Leggere tra le righe di Shabrang è come muoversi nella casa degli specchi: ogni direzione sembra quella giusta, ma inevitabilmente si finisce col naso contro il muro. Sarà il buio pesto in cui è completamente immerso, sarà il freddo glaciale della sezione vocale, ma la sensazione di smarrimento che offre questo album è totale. E direzione dopo direzione, muro contro muro, il viso si colora di lividi e di tanto altro.

Di sofferenze e contusioni, ad esempio, a partire dalla copertina, che esprime le difficoltà che Sevdaliza ha dovuto superare nel rapporto con il suo lavoro e con se stessa. Simbolicamente un processo, una progressione da un punto A ad un punto B; da Sevda Alizadeh a Sevdaliza, appunto.

Questo percorso però è stato lento, interrotto da tappe dolorose e processi di elaborazione. Le sue canzoni sono sommesse ed eleganti, ma le sonorità che le compongono si stratificano una sull’altra e creano un velo (anzi diciamo una coperta di lana da 50 strati) decisamente opaco. Ci sono tutte le fasi del dolore raccontate con un approccio naturale e dai tratti ancora più intimi, o se vogliamo sinceri, rispetto al suo esordio con ISON.

L’obiettivo di una popular music sofisticata ma al tempo stesso accessibile viene ricercato – ma non sempre raggiunto – mettendo uno sopra l’altro in un difficile equilibrio gli elementi più disparati: tutto ciò che negli ultimi anni è stato etichettato come avant-pop (FKA twigs su tutte) ed il trip hop canonico (vedi Wallflower o Rhode). Il pianoforte classico, agli archi e i violini con synth futuristici rivisitati in chiave arcaica, (vedi Lamp Lady o No Way) o, ancora, lo slow jazz di Pyramid Song dei Radiohead in All Rivers at Once e la musica della sua terra di Gole Bi Goldoon. E sebbene l’album sia chiaramente proiettato al futuro si percepisce di continuo la matrice tradizionale che lo ha influenzato, come a dimostrare che il mondo è ancora governato da regole antiche, che poi è un messaggio che troviamo in parte anche in Arca.

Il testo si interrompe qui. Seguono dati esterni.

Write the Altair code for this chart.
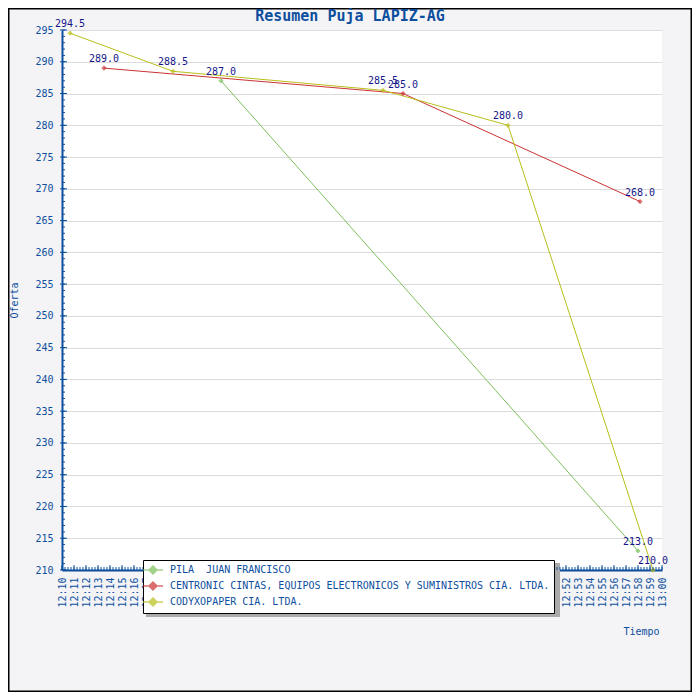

Questa incertezza non si percepisce nella sua voce che, invece, riempie tutto lo spazio disponibile con la freddezza e con la sicurezza di chi è guarito o, forse, cambiato. L’artista, infatti, ha il totale controllo delle emozioni presenti e di quelle rievocate nei ricordi e riesce a non farsi mai sopraffare dall’oscurità. Anzi, in un certo senso contribuisce a generarne di nuova.

Shabrang è anche un album di viaggi e, inevitabilmente, di solitudine.

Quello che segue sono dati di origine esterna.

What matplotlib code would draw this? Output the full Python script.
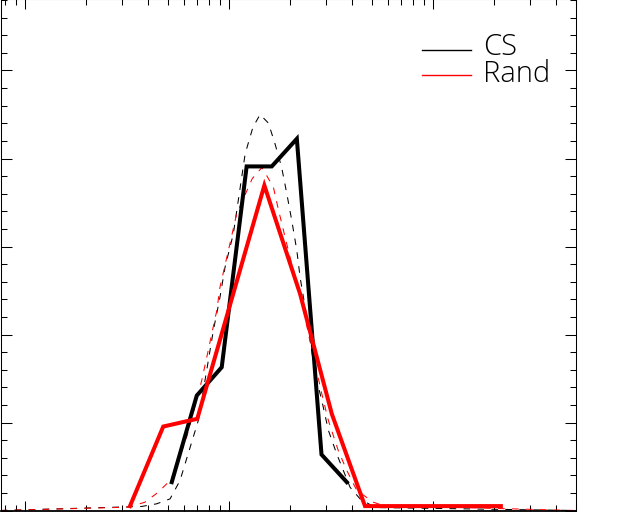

C’è il viaggio (e la solitudine) dell’eroe dei poemi epici persiani Siyâvash e c’è il synth della title track che si arrota su se stesso come le fiamme che ha dovuto attraversare in sella al suo cavallo Shabrang. Ma anche qui le direzioni e le chiavi di lettura sono molteplici. Con il mito, a metà tra leggenda e zoroastrismo, lascia sul terreno messaggi universali sull’innocenza e sull’autoconsapevolezza e sulla guarigione, che in fondo altro non sono che i riflessi di se stessa allo specchio. E c’è la solitudine nella sofferenza e nei momenti di passaggio: quella diretta di RhodeOh, solitude, my home” o quella mediata di HadibiNo one understands me”; “Is there anyone out there/To get me out of my head?” . 

Siamo evidentemente agli antipodi rispetto ad un certo tipo di storie che non permettono di comprendere fino in fondo il sviluppo dei personaggi specialmente nel modo in cui superano le difficoltà, come se il lieto fine fosse già scritto prima ancora di affrontare la crisi. Qui la narrazione sembra, infatti, seguire uno spartito ben preciso nel raccontare il percorso emotivo di Sevdaliza, sia in relazione al mondo che la circonda, sia in relazione al destino o alle divinità; elementi che in un modo o in un altro compaiono spesso nell’album (Joanna, Darkest Hour, Comet).

Ma se nelle intenzioni la lunghezza di Shabrang offre spunti di analisi ed interpretazioni, nei fatti è forse il suo punto più debole, perché in alcuni frangenti l’ascolto è parecchio frustrante per la lunghezza e la complessità (a volte un po’ autoreferenziale) di alcuni brani e nondimeno viene richiesta una dose misurata di empatia per non rischiare di finire risucchiati in questa specie di buco nero.

E proprio come un buco nero, oscuro e terrificante come la fine di tutte le cose, ma anche seducente per la sua inaccessibilità e per misteri che nasconde, esercita un’attrazione inarrestabile e fatale su chi ha il coraggio di avvicinarcisi.